Daesh said to move capital from Raqqa to Deir ez-Zor

DAILY SABAH WITH WIRES
ISTANBUL
Published 26.04.2017 00:00
Updated 26.04.2017 12:18
A member loyal to the Daesh waves the terrorist group's so-called flag in Raqqa, June 29, 2014. (Reuters Photo)
A member loyal to the Daesh waves the terrorist group's so-called flag in Raqqa, June 29, 2014. (Reuters Photo)

High-ranking executives of the Daesh terrorist group are withdrawing from Raqqa as the U.S.-backed Syrian Democratic Forces (SDF) slowly advance toward their former bastion, U.S. defense officials announced. They are believed to have set up their new headquarters in Deir ez-Zor, located about 140 kilometers southeast of Raqqa, in anticipation of a decisive battle.

U.S. drones witnessed large numbers of Daesh administrators leaving Raqqa in the direction of Deir ez-Zor and al-Mayadin as the number of Daesh-fighters in their hitherto capital continued to decrease, officials from the United States Secretary of Defense told Fox News reporters. Daesh leader, Abu Bakr al-Baghdadi, has also left the city, according to reports.

Anti-Daesh Coalition-led forces are moving in on Raqqa after having conquered the strategically important town of Tabqa, which is situated about 55 kilometers west of Raqqa and was formerly an important command base for Daesh. The coalition had expected a major battle to take place in the city.

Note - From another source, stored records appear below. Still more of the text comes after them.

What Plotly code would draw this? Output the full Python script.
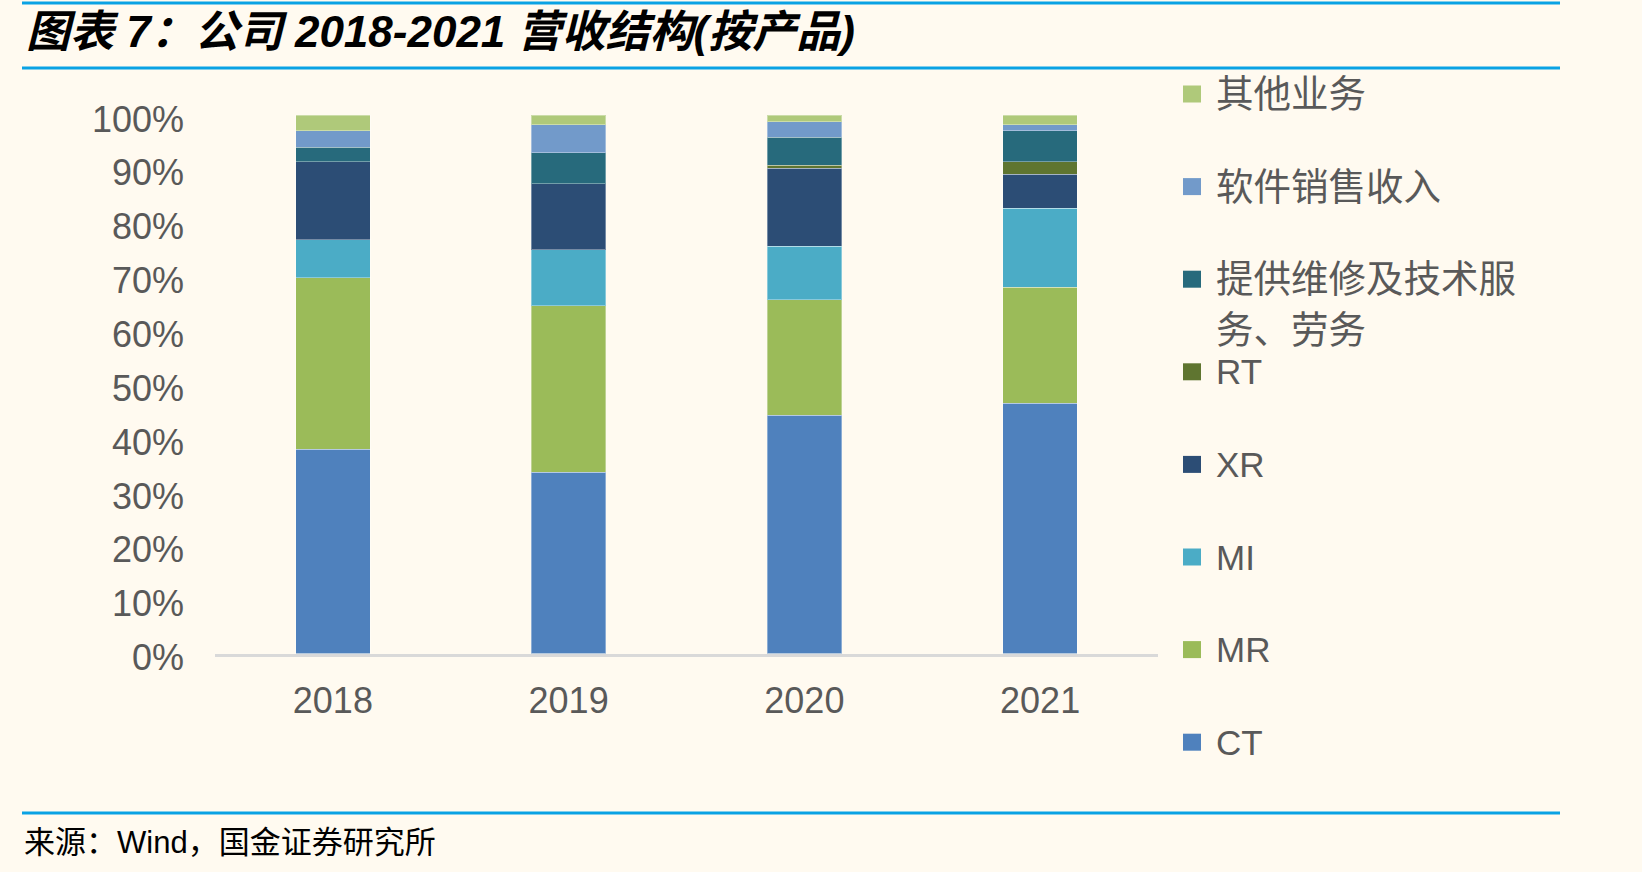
import plotly.graph_objects as go

W, H = 1642, 872

# ---------------- data (percent of revenue) ----------------
years = ["2018", "2019", "2020", "2021"]
series_names = ["CT", "MR", "MI", "XR", "RT",
                "提供维修及技术服务、劳务", "软件销售收入", "其他业务"]
ct = [37.9, 33.7, 44.2, 46.5]
mr = [31.9, 30.9, 21.5, 21.5]
mi = [7.0, 10.4, 9.95, 14.7]
xr = [14.5, 12.2, 14.45, 6.3]
rt = [0.0, 0.0, 0.55, 2.3]
maint = [2.75, 5.8, 5.25, 5.8]
software = [3.05, 5.2, 2.85, 1.1]
other = [2.9, 1.8, 1.25, 1.8]
y_tick_vals = [0, 10, 20, 30, 40, 50, 60, 70, 80, 90, 100]
y_tick_text = ["0%", "10%", "20%", "30%", "40%", "50%", "60%", "70%", "80%", "90%", "100%"]
legend_display = ["CT", "MR", "MI", "XR", "RT",
                  "提供维修及技术服<br>务、劳务", "软件销售收入", "其他业务"]

series_values = [ct, mr, mi, xr, rt, maint, software, other]

# ---------------- styles ----------------
colors = ["#4F81BD", "#9BBB59", "#4BACC6", "#2C4D75", "#5F7530",
          "#276A7C", "#729ACA", "#AFC97A"]
BG = "#FFFAF0"
BLUE = "#0AA2E4"
GRAY = "#595959"
LATIN = "Liberation Sans, Arial, Noto Sans CJK SC"

fig = go.Figure()
for name, vals, col in zip(series_names, series_values, colors):
    fig.add_trace(go.Bar(
        x=years, y=vals, name=name,
        marker=dict(color=col, line=dict(color="rgba(255,255,255,0.35)", width=1)),
        showlegend=False,
    ))

# plot area in pixels
x0_px, x1_px = 215, 1158
y_top_px, y_bot_px = 115, 653.5

def px_x(p):
    return p / W

def px_y(p):
    return 1 - p / H

shapes = []
annotations = []

# horizontal rule lines
for yy in (3, 68, 813):
    shapes.append(dict(type="line", xref="paper", yref="paper",
                       x0=px_x(22), x1=px_x(1560), y0=px_y(yy), y1=px_y(yy),
                       line=dict(color=BLUE, width=3)))

# title
annotations.append(dict(
    text="<b><i>图表 7：公司 2018-2021 营收结构(按产品)</i></b>",
    xref="paper", yref="paper", x=px_x(24), y=px_y(31),
    xanchor="left", yanchor="middle", showarrow=False,
    font=dict(family=LATIN, size=44, color="#000000")))

# source footer
annotations.append(dict(
    text="来源：Wind，国金证券研究所",
    xref="paper", yref="paper", x=px_x(22), y=px_y(842),
    xanchor="left", yanchor="middle", showarrow=False,
    font=dict(family=LATIN, size=31, color="#000000")))

# manual legend (top to bottom: reverse of stacking order)
leg_top, leg_step = 94, 92.6
for k, idx in enumerate(reversed(range(len(series_names)))):
    yc = leg_top + k * leg_step
    shapes.append(dict(type="rect", xref="paper", yref="paper",
                       x0=px_x(1183), x1=px_x(1201),
                       y0=px_y(yc - 8.5), y1=px_y(yc + 8.5),
                       fillcolor=colors[idx], line=dict(width=0)))
    lines = legend_display[idx].split("<br>")
    is_cjk = any(ord(c) > 0x2E80 for c in legend_display[idx])
    for j, ln in enumerate(lines):
        annotations.append(dict(
            text=ln, xref="paper", yref="paper",
            x=px_x(1214), y=px_y(yc + j * 50.5),
            xanchor="left", yanchor="middle", showarrow=False,
            font=dict(family=LATIN, size=37.5 if is_cjk else 35, color=GRAY)))

fig.update_layout(
    width=W, height=H,
    margin=dict(l=0, r=0, t=0, b=0, autoexpand=False),
    paper_bgcolor=BG, plot_bgcolor=BG,
    barmode="stack", bargap=0.683,
    showlegend=False,
    shapes=shapes, annotations=annotations,
    xaxis=dict(domain=[px_x(x0_px), px_x(x1_px)],
               showline=True, linecolor="#D9D9D9", linewidth=3,
               showgrid=False, zeroline=False, ticks="",
               ticklabelstandoff=13,
               tickfont=dict(family=LATIN, size=36, color=GRAY)),
    yaxis=dict(domain=[px_y(y_bot_px), px_y(y_top_px)],
               range=[0, 100], tickvals=y_tick_vals, ticktext=y_tick_text,
               showline=False, showgrid=False, zeroline=False, ticks="",
               ticklabelstandoff=30, ticklabelshift=4,
               tickfont=dict(family=LATIN, size=36, color=GRAY)),
)

fig.write_html("out.html")
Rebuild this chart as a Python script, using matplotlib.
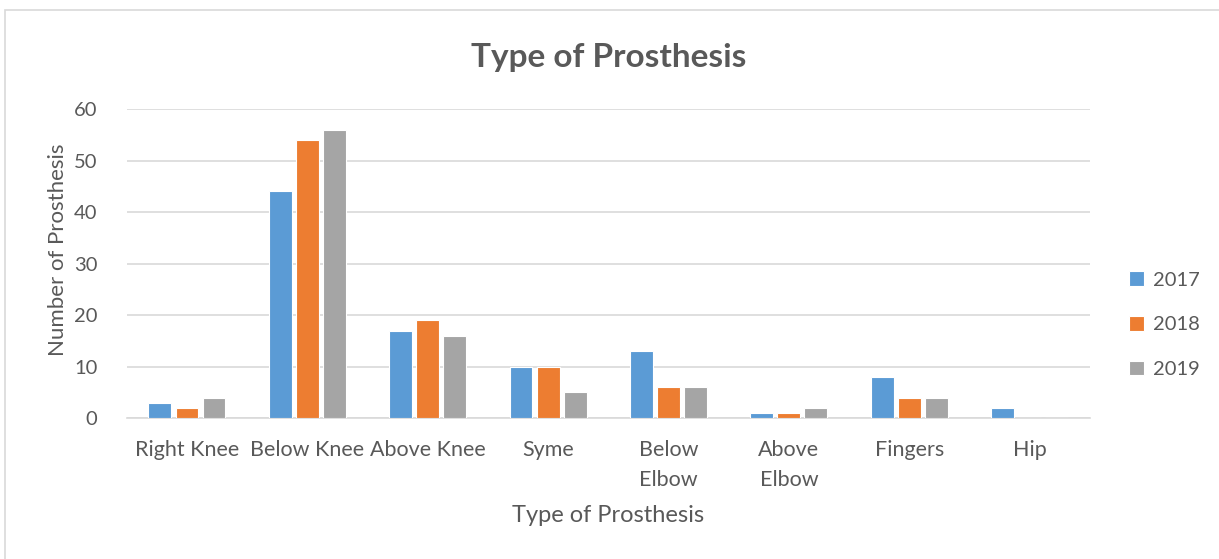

The withdrawal of forces does not necessarily mean that Raqqa has been completely evacuated, and the terrorist organization's retreat could also be a tactical move. Daesh is known to withdraw and regroup in critical situations, as it did in 2014 before establishing its command center in Raqqa.

The composition of forces on the ground remains an international issue to be clarified in the fight against the Daesh terrorist organization.

In their advance toward Daesh-held areas, the U.S. is working with the People's Defense Forces (YPG), a branch of the PKK terrorist organization, and has considered supplying heavy weapons to the YPG.

U.S. cooperation with the YPG has become a constant point of discord between the U.S. and Turkey, its NATO ally. U.S. officials and high-ranking members of the YPG were observed inspecting the area together where a Turkish airstrike hit YPG targets Tuesday.